Erdoğan has big plans. Erdoğan wants to make it globally illegal to say anything critical of Islam. Erdoğan calls saying anything critical of Islam “Islamophobia” and then demands that “Islamophobia” be made a crime against humanity.
Turkish Prime Minister Recep Tayyip Erdoğan has stated that Turkey recognizes anti-semitism as a crime, while not a single Western country recognizes Islamophobia as such.
That’s because the two are not comparable, and they’re not comparable because “Islamophobia” is the wrong word for hatred of Muslims. The “semitism” in anti-semitism picks out a set of people, even though it’s a clumsy way of doing it. “Islamophobia” picks out a religion, not its followers.
Erdoğan commented on the 14-minute trailer for “Innocence of Muslims,” an obscure film that mocks the Prophet Muhammad, which sparked violent riots across various Muslim nations.
There’s that lazy journalistic trope again, that a film or book or cartoon “sparked” violent riots, thus making the film or book or cartoon guilty along with its creator. It’s not that simple.
Erdoğan said he will continue to give messages at the next UN General Assembly meeting about adopting international legislation against insulting religion. “I am the prime minister of a nation, of which most are Muslims and that has declared anti-semitism a crime against humanity. But the West hasn’t recognized Islamophobia as a crime against humanity — it has encouraged it. [The film director] is saying he did this to provoke the fundamentalists among Muslims. When it is in the form of a provocation, there should be international legal regulations against attacks on what people deem sacred, on religion. As much as it is possible to adopt international regulations, it should be possible to do something in terms of domestic law.”

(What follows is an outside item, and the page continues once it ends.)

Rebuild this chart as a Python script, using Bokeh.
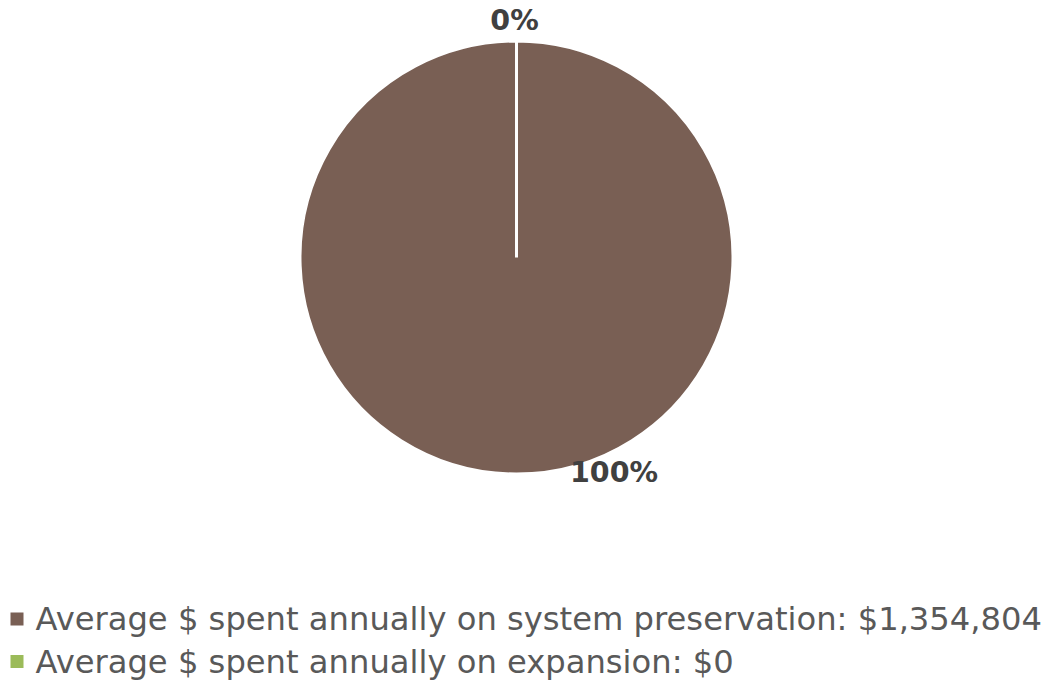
import math
from bokeh.plotting import figure
from bokeh.models import Range1d, ColumnDataSource
from bokeh.core.properties import value
from bokeh.embed import file_html
from bokeh.resources import INLINE

# ---- data ----
categories = ["Average $ spent annually on system preservation: $1,354,804",
              "Average $ spent annually on expansion: $0"]
amounts = [1354804, 0]
colors = ["#795f54", "#9bbb59"]

W, H = 1050, 683
p = figure(width=W, height=H, x_range=Range1d(0, W), y_range=Range1d(0, H),
           min_border=0, toolbar_location=None, output_backend="svg")
p.axis.visible = False
p.grid.visible = False
p.outline_line_color = None
p.background_fill_color = "white"
p.border_fill_color = "white"

def X(x):
    return x

def Y(y):
    return H - y

cx, cy, r = X(516), Y(257), 216.5
total = sum(amounts)
starts, ends, pcts = [], [], []
cum = 0.0
EPS = 1e-4  # a full 360° arc would collapse to nothing, so stop just short
for a in amounts:
    frac = a / total
    s = math.pi / 2 - cum * 2 * math.pi
    cum += frac
    span = min(frac * 2 * math.pi, 2 * math.pi - EPS)
    starts.append(s)
    ends.append(s - span)
    pcts.append(f"{round(frac * 100)}%")

# only draw slices with a non-zero size (a zero slice would render as a full disc)
idx = [i for i, a in enumerate(amounts) if a > 0]
src = ColumnDataSource(dict(x=[cx] * len(idx), y=[cy] * len(idx),
                            start=[starts[i] for i in idx],
                            end=[ends[i] for i in idx],
                            color=[colors[i] for i in idx]))
p.wedge(x="x", y="y", radius=r, radius_units="screen", start_angle="start",
        end_angle="end", direction="clock", fill_color="color",
        line_color="white", line_width=3, source=src)

# data labels (positions relative to pie centre)
label_off = [(97.5, -215), (-2, 237)]
lab_src = ColumnDataSource(dict(x=[cx + dx for dx, dy in label_off],
                                y=[cy + dy for dx, dy in label_off],
                                t=pcts))
p.text(x="x", y="y", text="t", source=lab_src, text_align="center",
       text_baseline="middle", text_font=value("DejaVu Sans"),
       text_font_style="bold", text_font_size="28.5px", text_color="#404040")

# legend
leg_y = [Y(618.5), Y(661)]
leg_src = ColumnDataSource(dict(x=[X(16.5)] * 2, tx=[X(35)] * 2, y=leg_y,
                                color=colors, t=categories))
p.scatter(x="x", y="y", marker="square", size=13, fill_color="color",
          line_color=None, source=leg_src)
p.text(x="tx", y="y", text="t", source=leg_src, text_align="left",
       text_baseline="middle", text_font=value("DejaVu Sans"),
       text_font_size="32.2px", text_color="#595959")

open("out.html", "w").write(file_html(p, INLINE))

No, there shouldn’t; no, it shouldn’t. What people deem sacred is very often also what allows them to impose horrible rules and limitations on women, other races, “polluted” people, and the like. The deeming sacred is what makes the horrible rules and limitations immune from criticism and even laws. People in Virginia can deny their children education on religious grounds and no other. The concept of “sacred” is not such a great thing.
He further noted, “Freedom of thought and belief ends where the freedom of thought and belief of others start. You can say anything about your thoughts and beliefs, but you will have to stop when you are at the border of others’ freedoms. I was able to include Islamophobia as a hate crime in the final statement of an international meeting in Warsaw.”
Erdoğan said the government will immediately start working on legislation against blasphemous and offensive remarks. “Turkey could be a leading example for the rest of the world on this.”
No. I can say anything about my thoughts and beliefs, and I can say anything about yours, too.
That’s really a staggeringly benighted thing to say, when you look at it. “Freedom of thought and belief ends where the freedom of thought and belief of others start.” So freedom of thought and belief doesn’t include discussing any thought and belief other than your own! You can’t discuss Mill if you’re not a Millian, Plato if you’re not a Platonist, Freud if you’re not a Freudian – in short, you can’t discuss at all.
No wonder people tend to be critical of Islam, if this is the mindset it fosters.